Begin with the first line of the material and write out each line exactly, ending with the line that contains "import * as". Pictures are not part of the copy.

### SUPPLIED MATERIAL:
- - -
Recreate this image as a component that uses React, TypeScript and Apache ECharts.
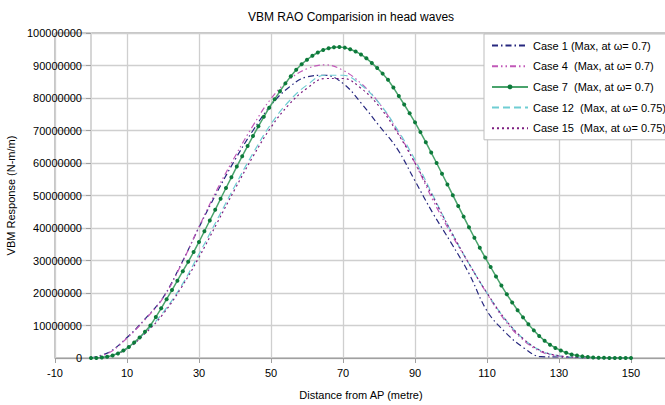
import React, { useEffect, useRef } from "react";
import * as echarts from "echarts";

// Stations for the densely sampled Case 7 curve (metres from AP)
const stations7 = [
  0, 1.5, 3, 4.5, 6, 7.5, 9, 10.5, 12, 13.5, 15, 16.5, 18, 19.5, 21, 22.5, 24, 25.5, 27, 28.5,
  30, 31.5, 33, 34.5, 36, 37.5, 39, 40.5, 42, 43.5, 45, 46.5, 48, 49.5, 51, 52.5, 54, 55.5, 57, 58.5,
  60, 61.5, 63, 64.5, 66, 67.5, 69, 70.5, 72, 73.5, 75, 76.5, 78, 79.5, 81, 82.5, 84, 85.5, 87, 88.5,
  90, 91.5, 93, 94.5, 96, 97.5, 99, 100.5, 102, 103.5, 105, 106.5, 108, 109.5, 111, 112.5, 114, 115.5, 117, 118.5,
  120, 121.5, 123, 124.5, 126, 127.5, 129, 130.5, 132, 133.5, 135, 136.5, 138, 139.5, 141, 142.5, 144, 145.5, 147, 148.5,
  150,
];
// Case 7 VBM (millions N-m/m)
const case7 = [
  0, 0.02, 0.15, 0.4, 0.8, 1.4, 2.3, 3.4, 4.8, 6.3, 8.1, 10.0, 12.6, 15.3, 18.1, 20.9, 23.8, 26.7, 29.6, 32.6,
  35.7, 39.0, 42.3, 45.6, 49.0, 52.3, 55.6, 58.9, 62.1, 65.2, 68.3, 71.3, 74.2, 77.0, 79.6, 82.1, 84.5, 86.7, 88.7, 90.4,
  91.8, 93.0, 94.0, 94.8, 95.3, 95.6, 95.7, 95.5, 95.0, 94.3, 93.4, 92.2, 90.8, 89.2, 87.5, 85.6, 83.2, 80.6, 78.0, 75.3,
  72.5, 69.5, 66.4, 63.2, 60.0, 56.7, 53.4, 50.1, 46.8, 43.5, 40.2, 37.0, 33.9, 30.9, 28.0, 25.1, 22.3, 19.6, 17.1, 14.7,
  12.5, 10.4, 8.5, 6.8, 5.3, 4.1, 3.1, 2.3, 1.6, 1.1, 0.75, 0.5, 0.3, 0.18, 0.1, 0.05, 0.03, 0.02, 0.01, 0,
  0,
];

// Stations for the other cases
const stations = [
  0, 5, 10, 15, 20, 25, 30, 35, 40, 45, 50, 55, 60, 65, 70, 75, 80, 85, 90, 95,
  100, 105, 110, 115, 120, 125, 130, 135, 140, 145, 150,
];
const case1 = [
  0, 1.8, 6.3, 12.0, 18.6, 28.8, 40.2, 51.0, 61.0, 70.0, 77.8, 83.3, 86.5, 87.0, 84.5, 78.5, 71.5, 64.5, 54.5, 44.5,
  35.5, 26.0, 14.5, 8.0, 3.3, 0.4, 0.3, 0.1, 0, 0, 0,
];
const case4 = [
  0, 1.6, 6.1, 11.8, 18.4, 28.6, 40.4, 51.8, 62.0, 71.5, 79.8, 85.6, 89.0, 90.2, 88.5, 84.5, 78.5, 70.0, 60.0, 48.5,
  38.3, 29.0, 19.8, 11.5, 5.6, 1.9, 0.6, 0.2, 0.05, 0, 0,
];
const case12 = [
  0, 0.6, 3.0, 7.8, 14.0, 22.0, 32.0, 42.5, 53.0, 63.0, 72.0, 79.0, 84.0, 87.0, 87.0, 84.0, 78.5, 70.5, 61.0, 50.0,
  39.0, 29.0, 20.0, 12.0, 6.0, 2.2, 0.7, 0.2, 0.05, 0, 0,
];
const case15 = [
  0, 0.5, 2.8, 7.5, 13.5, 21.5, 31.0, 41.5, 52.0, 62.0, 71.0, 78.0, 83.0, 86.0, 86.0, 83.0, 77.5, 69.5, 60.0, 49.5,
  39.0, 29.0, 20.0, 12.0, 6.0, 2.2, 0.7, 0.2, 0, 0, 0,
];

const seriesNames = [
  "Case 1 (Max, at ω= 0.7)",
  "Case 4  (Max, at ω= 0.7)",
  "Case 7  (Max, at ω= 0.7)",
  "Case 12  (Max, at ω= 0.75)",
  "Case 15  (Max, at ω= 0.75)",
];

const SCALE = 1e6;
const pairs = (xs: number[], ys: number[]) => xs.map((x, i) => [x, ys[i] * SCALE]);

const FONT = "'Liberation Sans', Arial, sans-serif";

export default function App() {
  const ref = useRef<HTMLDivElement>(null);
  useEffect(() => {
    if (!ref.current) return;
    const chart = echarts.init(ref.current, undefined, { renderer: "svg" });
    const thin = (color: string, type: number[]) => ({
      type: "line",
      smooth: 0.4,
      symbol: "none",
      lineStyle: { color, width: 1.2, type },
      itemStyle: { color },
      z: 3,
    });
    const hiddenDot = { opacity: 0 };
    chart.setOption({
      animation: false,
      backgroundColor: "#fff",
      textStyle: { fontFamily: FONT },
      title: {
        text: "VBM RAO Comparision in head waves",
        left: 243,
        top: 6,
        textStyle: { fontSize: 12, fontWeight: "normal", color: "#000", fontFamily: FONT },
      },
      grid: {
        left: 55,
        right: -2,
        top: 33,
        bottom: 47,
        containLabel: false,
        outerBoundsMode: "none",
        show: true,
        borderColor: "#8c8c8c",
        borderWidth: 1,
      },
      legend: {
        orient: "vertical",
        left: 484,
        top: 34,
        padding: [6, 2, 6, 7],
        itemGap: 9.7,
        itemWidth: 36,
        itemHeight: 6,
        backgroundColor: "#fff",
        borderColor: "#bdbdbd",
        borderWidth: 1,
        textStyle: { fontSize: 11, color: "#000", fontFamily: FONT },
        data: [
          { name: seriesNames[0], itemStyle: hiddenDot },
          { name: seriesNames[1], itemStyle: hiddenDot },
          { name: seriesNames[2] },
          { name: seriesNames[3], itemStyle: hiddenDot },
          { name: seriesNames[4], itemStyle: hiddenDot },
        ],
      },
      xAxis: {
        type: "value",
        min: -10,
        max: 160,
        interval: 20,
        name: "Distance from AP (metre)",
        nameLocation: "middle",
        nameGap: 31,
        nameTextStyle: { fontSize: 11, color: "#000", fontFamily: FONT },
        axisLine: { show: true, onZero: false, lineStyle: { color: "#a0a0a0", width: 1 } },
        axisTick: { show: true, length: 5, lineStyle: { color: "#a0a0a0" } },
        axisLabel: { fontSize: 11, color: "#000", margin: 9, showMaxLabel: false, fontFamily: FONT },
        splitLine: { show: true, lineStyle: { color: "#cfcfcf", width: 1.3 } },
      },
      yAxis: {
        type: "value",
        min: 0,
        max: 100000000,
        interval: 10000000,
        offset: -36,
        name: "VBM Response (N-m/m)",
        nameLocation: "middle",
        nameGap: 69,
        nameTextStyle: { fontSize: 11, color: "#000", fontFamily: FONT },
        axisLine: { show: true, onZero: false, lineStyle: { color: "#d6d6d6", width: 2 } },
        axisTick: { show: true, length: 5, lineStyle: { color: "#a0a0a0" } },
        axisLabel: { fontSize: 11, color: "#000", margin: 9, formatter: (v: number) => String(v), fontFamily: FONT },
        splitLine: { show: true, lineStyle: { color: "#cfcfcf", width: 1.3 } },
      },
      series: [
        { ...thin("#27287f", [6, 3, 1.5, 3]), name: seriesNames[0], data: pairs(stations, case1) },
        { ...thin("#c158b8", [6, 3, 1.5, 3, 1.5, 3]), name: seriesNames[1], data: pairs(stations, case4) },
        {
          type: "line",
          name: seriesNames[2],
          data: pairs(stations7, case7),
          symbol: "circle",
          symbolSize: 4,
          showSymbol: true,
          lineStyle: { color: "#4aa36c", width: 1.5 },
          itemStyle: { color: "#0d7a3b" },
          z: 4,
        },
        { ...thin("#6fcdd3", [7, 4]), name: seriesNames[3], data: pairs(stations, case12) },
        { ...thin("#7d1f80", [2, 3]), name: seriesNames[4], data: pairs(stations, case15) },
      ],
    });
    return () => chart.dispose();
  }, []);
  return (
    <div
      ref={ref}
      style={{ position: "absolute", left: 0, top: 0, width: 665, height: 405, background: "#fff" }}
    />
  );
}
- - -
### FINISHED EXERCISE:
Recreate this image as a component that uses React, TypeScript and Apache ECharts.
import React, { useEffect, useRef } from "react";
import * as echarts from "echarts";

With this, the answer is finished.